This project is an end-to-end Natural Language Processing (NLP) pipeline for multi-class sentiment analysis. It uses a pre-trained BERT model from Hugging Face, fine-tuned on the Google Play Store User Reviews dataset to classify app reviews into three categories: Positive, Negative, or Neutral.
The entire project is implemented in a Google Colab notebook, demonstrating the full workflow from data loading and cleaning to model training, evaluation, and inference.
- Multi-Class Classification: Classifies text into Positive, Negative, and Neutral sentiments.
- State-of-the-Art Model: Leverages
bert-base-uncased, a powerful pre-trained Transformer model, fine-tuned for high accuracy. - End-to-End Pipeline: Includes all steps: data preprocessing, BERT tokenization, model training, performance evaluation, and a prediction function for new text.
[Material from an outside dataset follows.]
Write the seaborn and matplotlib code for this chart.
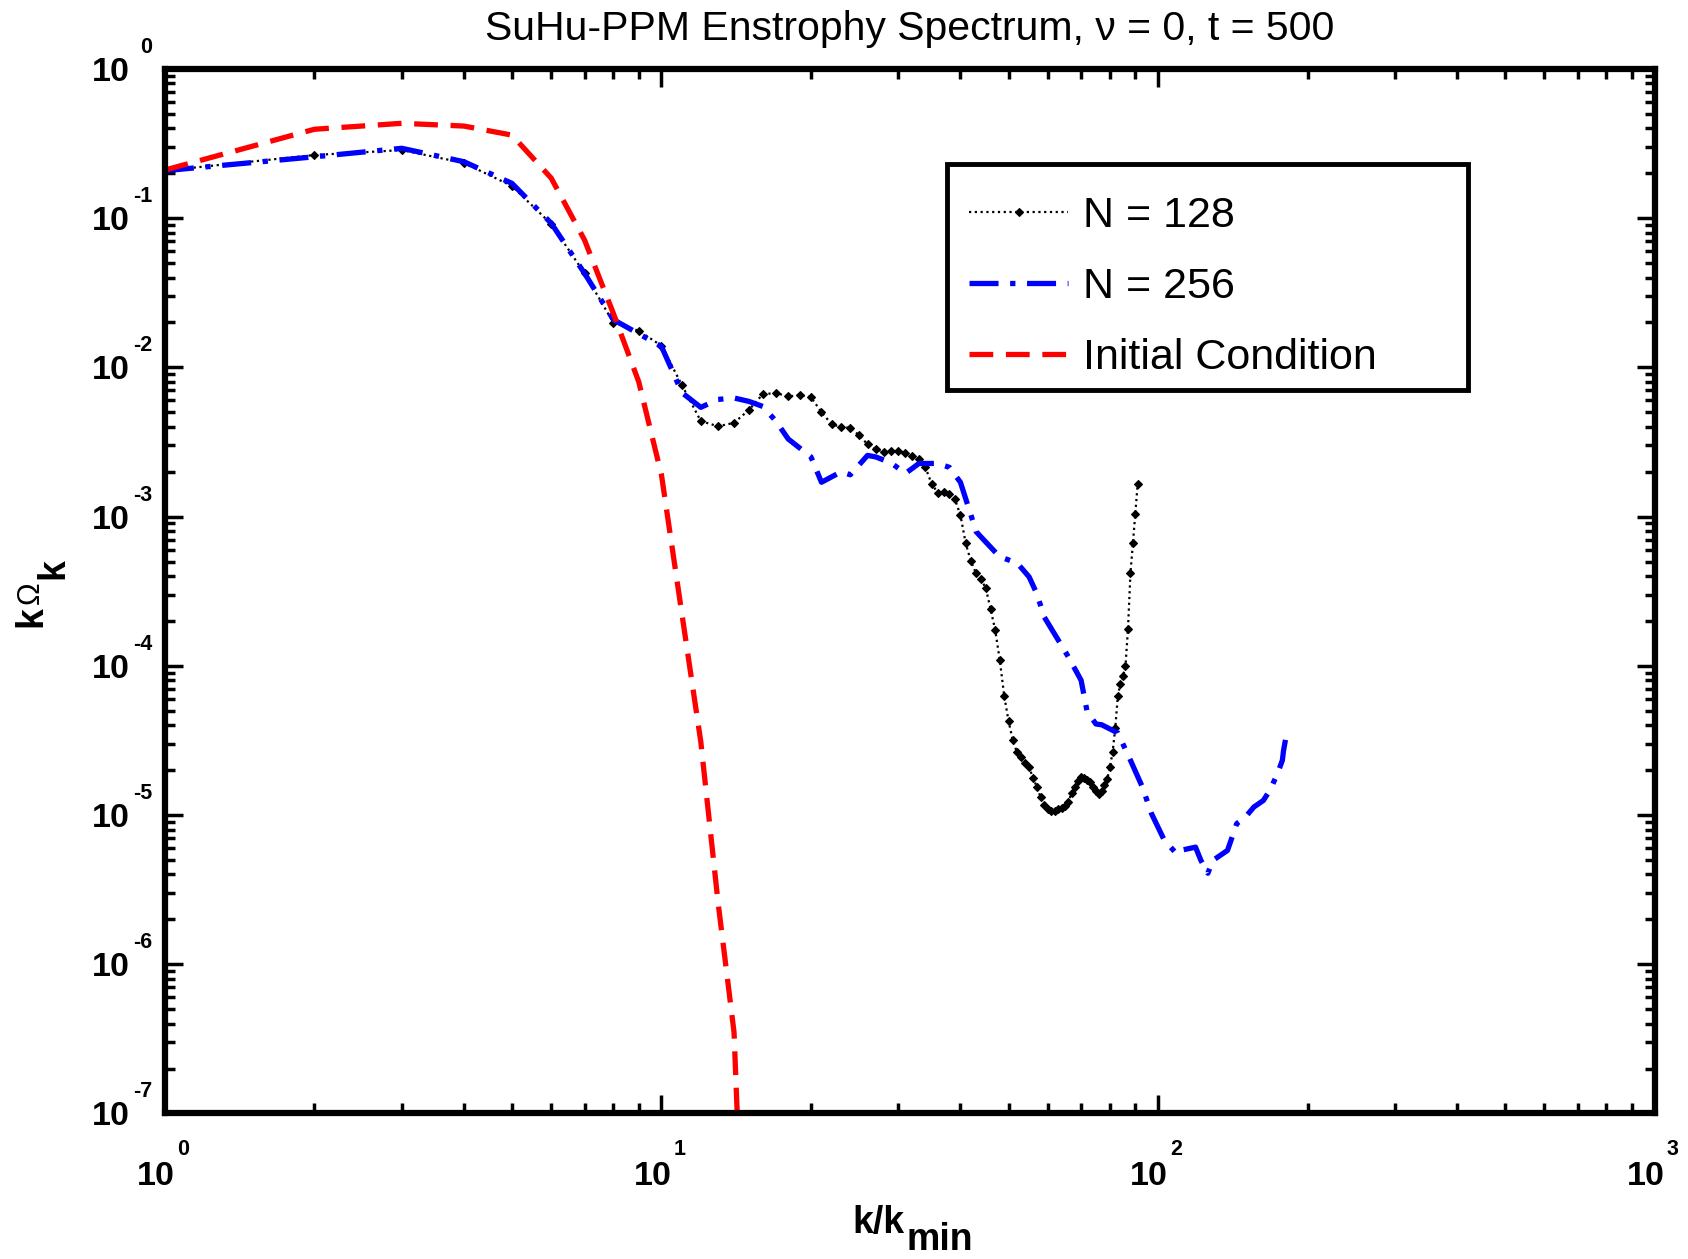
import numpy as np
import pandas as pd
import matplotlib
matplotlib.use("Agg")
import matplotlib.pyplot as plt
import matplotlib.ticker as mticker
import matplotlib.transforms as mtransforms
from matplotlib.patches import Rectangle
import seaborn as sns

# ---------------- data ----------------
title = "SuHu-PPM Enstrophy Spectrum, \u03bd = 0, t = 500"
labels = ["N = 128", "N = 256", "Initial Condition"]
x_decades = [0, 1, 2, 3]
y_decades = [-7, -6, -5, -4, -3, -2, -1, 0]

# N = 128 run: one value per integer wavenumber, log10(k Omega_k)
k_128 = list(range(1, 92))
log_omega_128 = [
    -0.682, -0.577, -0.544, -0.630, -0.785, -1.040, -1.370, -1.700, -1.755, -1.855,
    -2.120, -2.360, -2.395, -2.372, -2.285, -2.180, -2.172, -2.195, -2.186, -2.200,
    -2.300, -2.380, -2.400, -2.405, -2.455, -2.515, -2.550, -2.565, -2.562, -2.560,
    -2.575, -2.592, -2.615, -2.670, -2.780, -2.840, -2.838, -2.850, -2.885, -2.990,
    -3.180, -3.300, -3.380, -3.420, -3.480, -3.620, -3.760, -3.960, -4.200, -4.370,
    -4.500, -4.580, -4.612, -4.650, -4.680, -4.750, -4.810, -4.880, -4.930, -4.960,
    -4.973, -4.970, -4.960, -4.950, -4.940, -4.910, -4.850, -4.810, -4.770, -4.748,
    -4.750, -4.765, -4.779, -4.810, -4.840, -4.860, -4.840, -4.800, -4.760, -4.680,
    -4.580, -4.420, -4.200, -4.120, -4.070, -4.000, -3.750, -3.380, -3.180, -2.980,
    -2.780,
]

# N = 256 run
k_256 = [1, 2, 3, 4, 5, 6, 7, 8, 9, 10, 11, 12, 13, 14, 15, 16, 17, 18, 20, 21,
         23, 24, 26, 27, 29, 31, 33, 36, 38, 40, 42, 43, 44, 48, 52, 55, 57, 59, 63, 66,
         70, 72, 75, 77, 83, 88, 93, 97, 103, 109, 111, 119, 122, 126, 129, 138, 141, 144, 150, 156,
         163, 168, 174, 178, 179, 181]
log_omega_256 = [
    -0.682, -0.589, -0.532, -0.622, -0.767, -1.035, -1.370, -1.680, -1.775, -1.860,
    -2.170, -2.268, -2.215, -2.205, -2.228, -2.262, -2.360, -2.480, -2.600, -2.770,
    -2.700, -2.720, -2.590, -2.600, -2.640, -2.711, -2.644, -2.644, -2.670, -2.770,
    -2.990, -3.100, -3.136, -3.270, -3.310, -3.404, -3.516, -3.673, -3.829, -3.941,
    -4.097, -4.309, -4.390, -4.395, -4.450, -4.633, -4.812, -4.990, -5.170, -5.259,
    -5.237, -5.215, -5.304, -5.390, -5.304, -5.237, -5.148, -5.058, -5.013, -4.946,
    -4.902, -4.834, -4.723, -4.633, -4.566, -4.477,
]

# Initial condition
k_init = [1, 2, 3, 4, 5, 6, 7, 8, 9, 10, 11, 12, 13, 14, 15]
omega_init = [0.21, 0.394, 0.432, 0.414, 0.36, 0.185, 0.0713, 0.023, 8.0e-3, 1.9e-3,
              2.2e-4, 3.1e-5, 2.6e-6, 3.5e-7, 1.0e-9]

# ---------------- style ----------------
sns.set_theme(style="white")
plt.rcParams["font.family"] = ["Liberation Sans", "DejaVu Sans"]
plt.rcParams["axes.linewidth"] = 4.5

df128 = pd.DataFrame({"k": k_128, "v": np.power(10.0, log_omega_128)})
df256 = pd.DataFrame({"k": k_256, "v": np.power(10.0, log_omega_256)})
dfini = pd.DataFrame({"k": k_init, "v": omega_init})

fig = plt.figure(figsize=(16.88, 12.59), dpi=100)
ax = fig.add_axes([0.0977, 0.11557, 0.8825, 0.8297])
ax.set_facecolor("white")

sns.lineplot(data=df128, x="k", y="v", ax=ax, color="black", linewidth=1.6,
             linestyle=(0, (1, 1.6)), marker="D", markersize=4.5, markeredgewidth=0.8,
             markeredgecolor="black", label=labels[0], sort=False, estimator=None)
sns.lineplot(data=df256, x="k", y="v", ax=ax, color="#0000ff", linewidth=3.8,
             linestyle=(0, (5.5, 2.2, 1.0, 2.2)), label=labels[1], sort=False, estimator=None)
sns.lineplot(data=dfini, x="k", y="v", ax=ax, color="#ff0000", linewidth=3.8,
             linestyle=(0, (4.5, 2.4)), label=labels[2], sort=False, estimator=None)
ax.set_xlabel("")
ax.set_ylabel("")

ax.set_xscale("log")
ax.set_yscale("log")
ax.set_xticks([10.0 ** e for e in x_decades])
ax.set_yticks([10.0 ** e for e in y_decades])
ax.set_xticklabels(["10"] * len(x_decades))
ax.set_yticklabels(["10"] * len(y_decades))
ax.xaxis.set_minor_locator(mticker.LogLocator(base=10, subs=np.arange(2, 10), numticks=20))
ax.yaxis.set_minor_locator(mticker.LogLocator(base=10, subs=np.arange(2, 10), numticks=20))
ax.xaxis.set_minor_formatter(mticker.NullFormatter())
ax.yaxis.set_minor_formatter(mticker.NullFormatter())
ax.set_xlim(1, 1000)
ax.set_ylim(1e-7, 1)

ax.tick_params(which="both", direction="in", top=True, right=True, bottom=True, left=True,
               color="black", width=2.5, labelsize=24.5, labelcolor="black")
ax.tick_params(which="major", length=13)
ax.tick_params(which="minor", length=7)
ax.tick_params(axis="x", which="major", pad=34)
ax.tick_params(axis="y", which="major", pad=25)
for s in ax.spines.values():
    s.set_color("black")
    s.set_linewidth(4.5)

shift_left = mtransforms.ScaledTranslation(-9 / 100.0, 0, fig.dpi_scale_trans)
for lab in ax.get_xticklabels():
    lab.set_fontweight("bold")
    lab.set_transform(lab.get_transform() + shift_left)
for lab in ax.get_yticklabels():
    lab.set_fontweight("bold")

# exponents of the tick labels, raised above the "10" as in the original
for e in y_decades:
    ax.annotate(str(e), xy=(0, 10.0 ** e), xycoords=ax.get_yaxis_transform(),
                xytext=(-9, 15.5), textcoords="offset points", ha="right", va="center",
                fontsize=15.5, fontweight="bold", color="black", annotation_clip=False)
for e in x_decades:
    ax.annotate(str(e), xy=(10.0 ** e, 0), xycoords=ax.get_xaxis_transform(),
                xytext=(8.6, -25.6), textcoords="offset points", ha="left", va="center",
                fontsize=15.5, fontweight="bold", color="black", annotation_clip=False)

ax.set_title(title, fontsize=29.5, pad=21, color="black")

# axis labels with full-size, lowered subscripts
ax.text(0.4966, -0.1140, "k/k", transform=ax.transAxes, ha="right", va="baseline",
        fontsize=27, fontweight="bold", color="black")
ax.text(0.4980, -0.1310, "min", transform=ax.transAxes, ha="left", va="baseline",
        fontsize=27, fontweight="bold", color="black")
ax.text(-0.0896, 0.4760, "k", transform=ax.transAxes, ha="center", va="center",
        rotation=90, fontsize=27, fontweight="bold", color="black")
ax.text(-0.0900, 0.4985, "\u03a9", transform=ax.transAxes, ha="center", va="center",
        rotation=90, fontsize=22, color="black")
ax.text(-0.0749, 0.5220, "k", transform=ax.transAxes, ha="center", va="center",
        rotation=90, fontsize=27, fontweight="bold", color="black")

# legend box (frame drawn separately so the entries can sit as low as in the original)
ax.add_patch(Rectangle((0.5248, 0.6926), 0.3497, 0.2164, transform=ax.transAxes,
                       facecolor="white", edgecolor="black", linewidth=3.5, zorder=4,
                       clip_on=False))
leg = ax.legend(loc="upper left", bbox_to_anchor=(0.5254, 0.6822, 0.3494, 0.2164),
                mode="expand", borderaxespad=0, frameon=False,
                prop={"size": 31}, handlelength=2.3,
                handletextpad=0.35, labelspacing=0.72, borderpad=0.5, numpoints=1)
leg.set_zorder(5)
for t in leg.get_texts():
    t.set_color("black")

fig.savefig("out.png", dpi=100, facecolor="white")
- High Performance: Achieved ~94% accuracy on the validation set after just 3 epochs of training.
- PyTorch-Powered: Built using PyTorch for model training and management, including the use of GPU acceleration.
- Python 3.8+
- PyTorch: For building and training the deep learning model.
- Hugging Face Transformers: For loading the pre-trained BERT model and its tokenizer.
- Scikit-learn: For splitting data and performance evaluation.
- Pandas: For data manipulation and cleaning.
- Seaborn & Matplotlib: For data visualization and plotting training performance.
- Google Colab: As the development and training environment with GPU support.
.
├── bert-sentiment-model/ # Directory for the saved fine-tuned model and tokenizer
├── googleplaystore_user_reviews.csv # The dataset file (not included in repo)
└── Sentiment_Analysis_with_BERT.ipynb # The main Colab notebook with all the code
└── README.md # This file
To run this project, you can follow these steps:
-
Clone the repository (optional):
git clone [https://github.com/your-username/your-repo-name.git](https://github.com/your-username/your-repo-name.git) cd your-repo-name -
Open in Google Colab:
- Go to Google Colab.
- Click on
File > Upload notebookand upload theSentiment_Analysis_with_BERT.ipynbfile.
-
Enable GPU:
- In the Colab notebook, navigate to
Runtime > Change runtime type. - Select
GPUfrom the "Hardware accelerator" dropdown menu.
- In the Colab notebook, navigate to
-
Download the Dataset:
- Download the dataset from Kaggle: Google Play Store User Reviews.
- Upload the
googleplaystore_user_reviews.csvfile to your Colab session using the file-explorer pane on the left.
-
Run the Notebook:
- Execute the cells in the notebook sequentially.
- The notebook will automatically install all required dependencies. The training process will take approximately 15-20 minutes on a standard Colab GPU.
The notebook is divided into the following key stages:
- Data Loading and Cleaning: The raw CSV is loaded, and rows with missing reviews or sentiments are dropped.
- Preprocessing: Sentiment labels ('Positive', 'Negative', 'Neutral') are mapped to numerical values (2, 1, 0).
- BERT Tokenization: The text is tokenized using the
BertTokenizer, converting it into a format suitable for the model (Input IDs and Attention Masks). - Training: The
BertForSequenceClassificationmodel is fine-tuned on the training data for 3 epochs. - Evaluation: The model's performance is evaluated on the validation set after each epoch.
- Inference: A prediction function is provided to test the trained model on new, unseen sentences.
Once the model is trained, you can easily predict the sentiment of any text:
# Example of using the prediction function from the notebook
review_text = "This app is great, but the latest update has some bugs."
predicted_sentiment = predict_sentiment(review_text)
print(f"Review: '{review_text}'")
print(f"Predicted Sentiment: {predicted_sentiment}")
# Expected Output: 'Neutral' or 'Positive'The model was trained for 3 epochs and achieved the following performance on the validation set:
- Validation Accuracy: ~94%
- Validation Loss: ~0.20
(Optional: You can save the plots from your notebook as images and add them here)
This project is licensed under the MIT License. See the LICENSE file for details.